Renata Castelo-Branco | INESC-ID/Instituto Superior Técnico, University of Lisbon

Supported by FCT|FCCN

Renata Castelo-Branco
Renata Castelo-Branco

Renata holds a master's degree in Architecture from Instituto Superior Técnico, Lisbon, Portugal. She also studied abroad during her master’s at the Technical University of Graz, Austria. Renata is currently working as an early-stage researcher at INESC-ID, a research and development institute in Lisbon, in the context of her PhD in Computer Science and Engineering. Her research focuses on representation methods for algorithmic design, the creation of architectural designs through algorithms, with the goal of facilitating programming-related tasks for professionals of the building industry.

Lightning Talk | TNC23, Tirana, Albania


Tuesday 6th June, 16.25 - 16.30 | Concert Hall

When you picture an architect at work, how do you see them? Holding a pencil over a drawing board, maybe? How about the architects that designed the Morpheus Hotel in Macau; the Gherkin in London, or the Louvre in Abu Dhabi? Still imagining pencils?

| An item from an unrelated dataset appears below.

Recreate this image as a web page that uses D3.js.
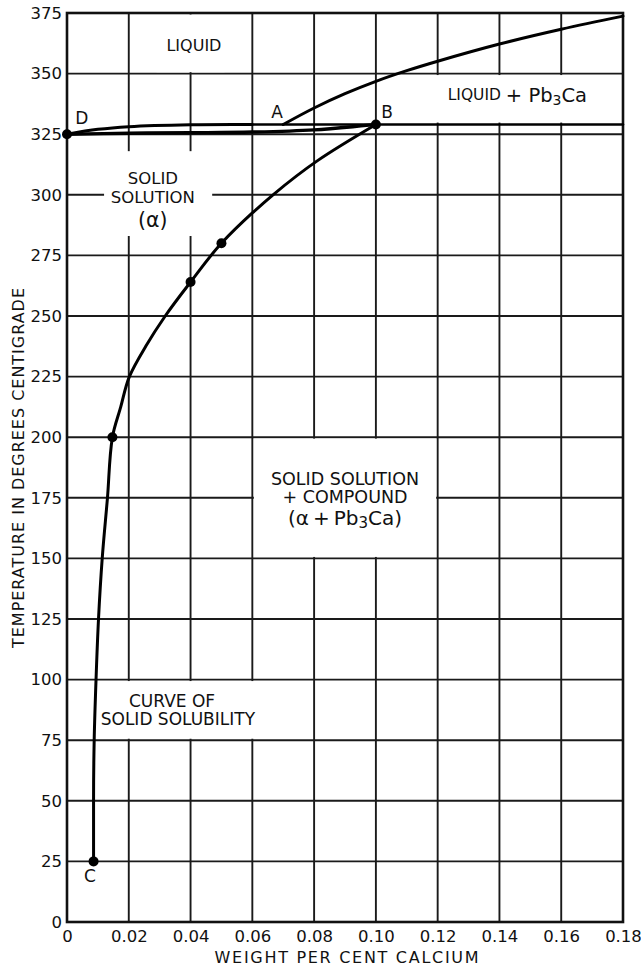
<!DOCTYPE html>
<html>
<head>
<meta charset="utf-8">
<script src="https://cdn.jsdelivr.net/npm/d3@7/dist/d3.min.js"></script>
<style>
  html, body { margin: 0; padding: 0; background: #fff; }
  svg { display: block; }
  text { font-family: "DejaVu Sans", sans-serif; fill: #111; }
</style>
</head>
<body>
<svg id="chart" width="641" height="967"></svg>
<script>
// ---------- data ----------
const xTicks = [0, 0.02, 0.04, 0.06, 0.08, 0.10, 0.12, 0.14, 0.16, 0.18];
const xTickLabels = ["0", "0.02", "0.04", "0.06", "0.08", "0.10", "0.12", "0.14", "0.16", "0.18"];
const yTicks = [0, 25, 50, 75, 100, 125, 150, 175, 200, 225, 250, 275, 300, 325, 350, 375];

// solid solubility curve, from B down to C
const solvus = [[0.10, 329], [0.081, 314], [0.0667, 300], [0.06, 292.5], [0.05, 280], [0.04, 264],
  [0.0318, 250], [0.0255, 237.5], [0.0202, 225], [0.0174, 212.5], [0.0147, 200], [0.0131, 175],
  [0.0114, 150], [0.0102, 125], [0.0094, 100], [0.0088, 75], [0.0086, 50], [0.0086, 25]];
// liquidus from D
const liquidusD = [[0, 325], [0.01, 327], [0.02, 328.1], [0.04, 328.9], [0.06, 329]];
// eutectic horizontal
const eutectic = [[0.06, 329], [0.18, 329]];
// solidus D to B
const solidus = [[0, 325], [0.02, 325.4], [0.04, 325.6], [0.06, 325.9], [0.08, 326.8], [0.10, 329]];
// liquidus of Pb3Ca from A
const liquidusA = [[0.07, 329], [0.08, 335.8], [0.09, 341.7], [0.10, 346.8], [0.11, 351.2],
  [0.12, 355.1], [0.14, 362.2], [0.16, 368.3], [0.18, 373.7]];
// measured points
const dots = [[0, 325], [0.10, 329], [0.05, 280], [0.04, 264], [0.0147, 200], [0.0086, 25]];
const pointLetters = ["D", "B", "C", "A"];

// ---------- layout ----------
const mLeft = 67, mRight = 623, mTop = 13, mBottom = 922;
const svg = d3.select("#chart");
const x = d3.scaleLinear().domain([0, 0.18]).range([mLeft, mRight]);
const y = d3.scaleLinear().domain([0, 375]).range([mBottom, mTop]);

// grid
const grid = svg.append("g").attr("stroke", "#1a1a1a").attr("stroke-width", 1.9);
grid.selectAll("line.v").data(xTicks.slice(1, -1)).join("line").attr("class", "v")
  .attr("x1", d => x(d)).attr("x2", d => x(d)).attr("y1", y(0)).attr("y2", y(375));
grid.selectAll("line.h").data(yTicks.slice(1, -1)).join("line").attr("class", "h")
  .attr("x1", x(0)).attr("x2", x(0.18)).attr("y1", d => y(d)).attr("y2", d => y(d));

// white label boxes interrupting the grid (data units)
const boxes = [
  [0.029, 0.051, 350.6, 374.4],
  [0.105, 0.175, 329.8, 349.4],
  [0.012, 0.047, 283, 318],
  [0.0605, 0.1195, 150.6, 199.4],
  [0.0105, 0.0795, 75.6, 99.4]
];
svg.append("g").selectAll("rect").data(boxes).join("rect")
  .attr("x", d => x(d[0])).attr("width", d => x(d[1]) - x(d[0]))
  .attr("y", d => y(d[3])).attr("height", d => y(d[2]) - y(d[3]))
  .attr("fill", "#fff");

// frame
svg.append("rect").attr("x", x(0)).attr("y", y(375))
  .attr("width", x(0.18) - x(0)).attr("height", y(0) - y(375))
  .attr("fill", "none").attr("stroke", "#111").attr("stroke-width", 2.6);

// axes tick labels
const xAxis = d3.axisBottom(x).tickValues(xTicks).tickSize(0).tickPadding(8)
  .tickFormat((d, i) => xTickLabels[i]);
const gx = svg.append("g").attr("transform", `translate(0,${mBottom})`).call(xAxis);
gx.select(".domain").remove();
gx.selectAll("text").style("font-size", "16.5px").style("font-family", "DejaVu Sans").attr("fill", "#111");

const yAxis = d3.axisLeft(y).tickValues(yTicks).tickSize(0).tickPadding(5).tickFormat(d => String(d));
const gy = svg.append("g").attr("transform", `translate(${mLeft},0)`).call(yAxis);
gy.select(".domain").remove();
gy.selectAll("text").style("font-size", "16.5px").style("font-family", "DejaVu Sans").attr("fill", "#111");

// axis titles
svg.append("text").attr("x", x(0.0905)).attr("y", 957).attr("text-anchor", "middle")
  .attr("dominant-baseline", "central").style("font-size", "16px")
  .attr("textLength", 264).attr("lengthAdjust", "spacing")
  .text("WEIGHT  PER  CENT  CALCIUM");
svg.append("text").attr("transform", "translate(18,468) rotate(-90)").attr("text-anchor", "middle")
  .attr("dominant-baseline", "central").style("font-size", "16px")
  .attr("textLength", 360).attr("lengthAdjust", "spacing")
  .text("TEMPERATURE  IN  DEGREES  CENTIGRADE");

// curves
const line = d3.line().x(d => x(d[0])).y(d => y(d[1]));
const smooth = d3.line().x(d => x(d[0])).y(d => y(d[1])).curve(d3.curveCatmullRom.alpha(0.5));
const smoothY = d3.line().x(d => x(d[0])).y(d => y(d[1])).curve(d3.curveMonotoneY);
const curves = svg.append("g").attr("fill", "none").attr("stroke", "#000").attr("stroke-linecap", "round");
curves.append("path").attr("d", smoothY(solvus)).attr("stroke-width", 3);
curves.append("path").attr("d", smooth(liquidusD)).attr("stroke-width", 3);
curves.append("path").attr("d", line(eutectic)).attr("stroke-width", 2.6);
curves.append("path").attr("d", smooth(solidus)).attr("stroke-width", 3.4);
curves.append("path").attr("d", smooth(liquidusA)).attr("stroke-width", 3);

svg.append("g").selectAll("circle").data(dots).join("circle")
  .attr("cx", d => x(d[0])).attr("cy", d => y(d[1])).attr("r", 5).attr("fill", "#000");

// point letters
const letterPos = [[0.0048, 331.8], [0.1036, 334.2], [0.0074, 19], [0.068, 334.2]];
svg.append("g").selectAll("text").data(pointLetters).join("text")
  .attr("x", (d, i) => x(letterPos[i][0])).attr("y", (d, i) => y(letterPos[i][1]))
  .attr("text-anchor", "middle").attr("dominant-baseline", "central")
  .style("font-size", "17px").text(d => d);

// region labels
function label(xv, tv, size, parts) {
  const t = svg.append("text").attr("x", x(xv)).attr("y", y(tv))
    .attr("text-anchor", "middle").attr("dominant-baseline", "central");
  parts.forEach(p => {
    const s = t.append("tspan").text(p.t).style("font-size", (p.s || size) + "px");
    if (p.dy) s.attr("dy", p.dy);
  });
  return t;
}
label(0.0411, 361.8, 16, [{t: "LIQUID"}]);
label(0.1458, 341.2, 15.5, [{t: "LIQUID "}, {t: "+ Pb", s: 19.5}, {t: "3", s: 14, dy: 5}, {t: "Ca", s: 19.5, dy: -5}]);
label(0.0278, 306.9, 16.5, [{t: "SOLID"}]);
label(0.0278, 299.0, 16.5, [{t: "SOLUTION"}]);
label(0.0278, 289.6, 20.5, [{t: "(α)"}]);
label(0.0900, 182.8, 17.5, [{t: "SOLID SOLUTION"}]);
label(0.0900, 175.3, 17.5, [{t: "+ COMPOUND"}]);
label(0.0900, 166.5, 20, [{t: "(α\u2009+\u2009Pb"}, {t: "3", s: 15, dy: 5}, {t: "Ca)", s: 20, dy: -5}]);
label(0.0340, 91.2, 17, [{t: "CURVE OF"}]);
label(0.0359, 83.7, 17, [{t: "SOLID SOLUBILITY"}]);
</script>
</body>
</html>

Architecture, like many other art forms, frequently mirrors the technological advancements of its time, and these are just some examples of the multitude of projects that have been reflecting the increasing integration of computer science in the architectural domain. Today, architects have at their disposal tools that allow them to design, and manage, large-scale and non-conventional design solutions that would have been nearly impossible to conceive using traditional design methods. However, designing with algorithms requires programming, a concept with which practitioners often struggle. For architecture to benefit from computation at large, we still need to close the existing comprehension gap between algorithmic design programs and their behaviour, making this representation method more akin to the traditional architectural practice. The Algorithmic Design Sketchbook proposal addresses this problem by coupling algorithmic design with complementary representation methods that are adequate for designing complex architectural projects, and supporting their synchronisation with a design tool that architects feel comfortable using.